**Aim of the task**
Among the lines below, count those with "this". Give only the number.

**Records for the exercise**
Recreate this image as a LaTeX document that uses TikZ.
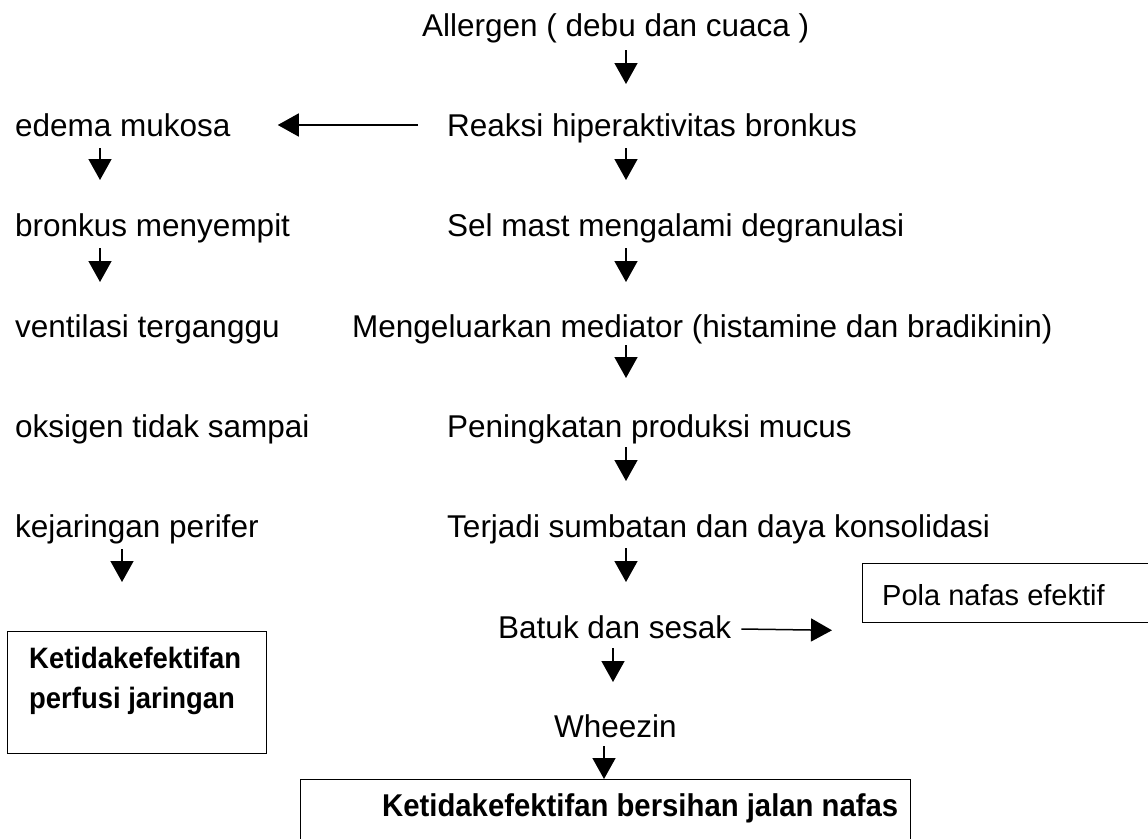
\documentclass[tikz,border=0pt]{standalone}
\usepackage{fontspec}
\setmainfont{Liberation Sans}
\newfontfamily\medfont[FakeStretch=0.93]{Liberation Sans Bold}
\usetikzlibrary{arrows.meta}
\tikzset{
  txt/.style={anchor=base west, inner sep=0pt, font=\fontsize{31.5}{40}\selectfont},
  btxt/.style={anchor=base west, inner sep=0pt, font=\medfont\fontsize{31.5}{40}\selectfont},
  frame/.style={draw, line width=1.3pt, inner sep=0pt},
  arr/.style={line width=1.5pt, -{Triangle[length=21pt, width=23pt]}}
}
\begin{document}
\begin{tikzpicture}[x=1pt, y=-1pt]
\useasboundingbox (0,0) rectangle (1148,838);
\clip (0,0) rectangle (1148,838);
% column coordinates for the arrows
\coordinate (colM) at (626,0);
\coordinate (colL) at (100,0);
\coordinate (colK) at (122,0);
\coordinate (colB) at (613,0);
\coordinate (colW) at (604,0);
% main column
\node[txt] (allergen) at (422,36) {Allergen ( debu dan cuaca )};
\node[txt] (reaksi) at (447,136) {Reaksi hiperaktivitas bronkus};
\node[txt] (sel) at (447,236) {Sel mast mengalami degranulasi};
\node[txt] (mediator) at (352,337) {Mengeluarkan mediator (histamine dan bradikinin)};
\node[txt] (mucus) at (447,437) {Peningkatan produksi mucus};
\node[txt] (sumbatan) at (447,537) {Terjadi sumbatan dan daya konsolidasi};
\node[txt] (batuk) at (498,638) {Batuk dan sesak};
\node[txt] (wheezin) at (554,737) {Wheezin};
% left column
\node[txt] (edema) at (15,136) {edema mukosa};
\node[txt] (bronkus) at (15,236) {bronkus menyempit};
\node[txt] (ventilasi) at (15,337) {ventilasi terganggu};
\node[txt] (oksigen) at (15,437) {oksigen tidak sampai};
\node[txt] (perifer) at (15,537) {kejaringan perifer};
% boxes
\node[frame, anchor=north west, minimum width=259pt, minimum height=122pt] (perfbox) at (7,631) {};
\node[btxt, anchor=north west, align=left, font=\medfont\fontsize{29.5}{40}\selectfont] (perftext) at (29,647) {Ketidakefektifan\\perfusi jaringan};
\node[frame, anchor=north west, minimum width=300pt, minimum height=59pt] (polabox) at (862,563) {};
\node[txt, font=\fontsize{29}{36}\selectfont] (polatext) at (882,605) {Pola nafas efektif};
\node[frame, anchor=north west, minimum width=610pt, minimum height=90pt] (bbox) at (300,779) {};
\node[btxt] (btext) at (382,816) {Ketidakefektifan bersihan jalan nafas};
% vertical arrows, main column
\draw[arr] ([yshift=-14pt]allergen.base -| colM) -- ([yshift=52pt]reaksi.base -| colM);
\draw[arr] ([yshift=-12pt]reaksi.base -| colM) -- ([yshift=56pt]sel.base -| colM);
\draw[arr] ([yshift=-12pt]sel.base -| colM) -- ([yshift=55pt]mediator.base -| colM);
\draw[arr] ([yshift=-8pt]mediator.base -| colM) -- ([yshift=59pt]mucus.base -| colM);
\draw[arr] ([yshift=-10pt]mucus.base -| colM) -- ([yshift=56pt]sumbatan.base -| colM);
\draw[arr] ([yshift=-11pt]sumbatan.base -| colM) -- ([yshift=56pt]batuk.base -| colM);
\draw[arr] ([yshift=-10pt]batuk.base -| colB) -- ([yshift=55pt]wheezin.base -| colB);
\draw[arr] ([yshift=-9pt]wheezin.base -| colW) -- (bbox.north -| colW);
% vertical arrows, left column
\draw[arr] ([yshift=-12pt]edema.base -| colL) -- ([yshift=56pt]bronkus.base -| colL);
\draw[arr] ([yshift=-12pt]bronkus.base -| colL) -- ([yshift=55pt]ventilasi.base -| colL);
\draw[arr] ([yshift=-12pt]perifer.base -| colK) -- ([yshift=49pt]perfbox.north -| colK);
% horizontal arrows
\draw[arr] ([xshift=-29pt, yshift=11pt]reaksi.base west) -- ([xshift=47pt, yshift=11pt]edema.base east);
\draw[arr] ([xshift=10pt, yshift=9pt]batuk.base east) -- ([xshift=-30pt, yshift=-7pt]polabox.south west);
\end{tikzpicture}
\end{document}
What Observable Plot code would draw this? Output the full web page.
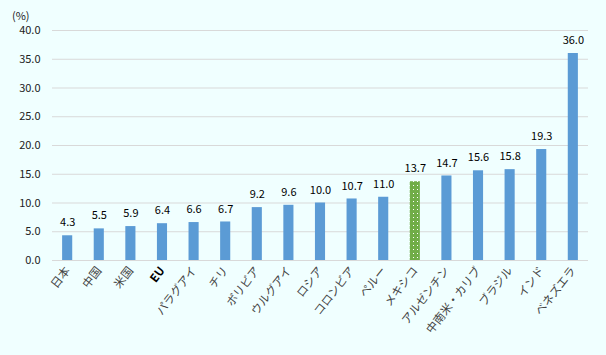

**Response**
2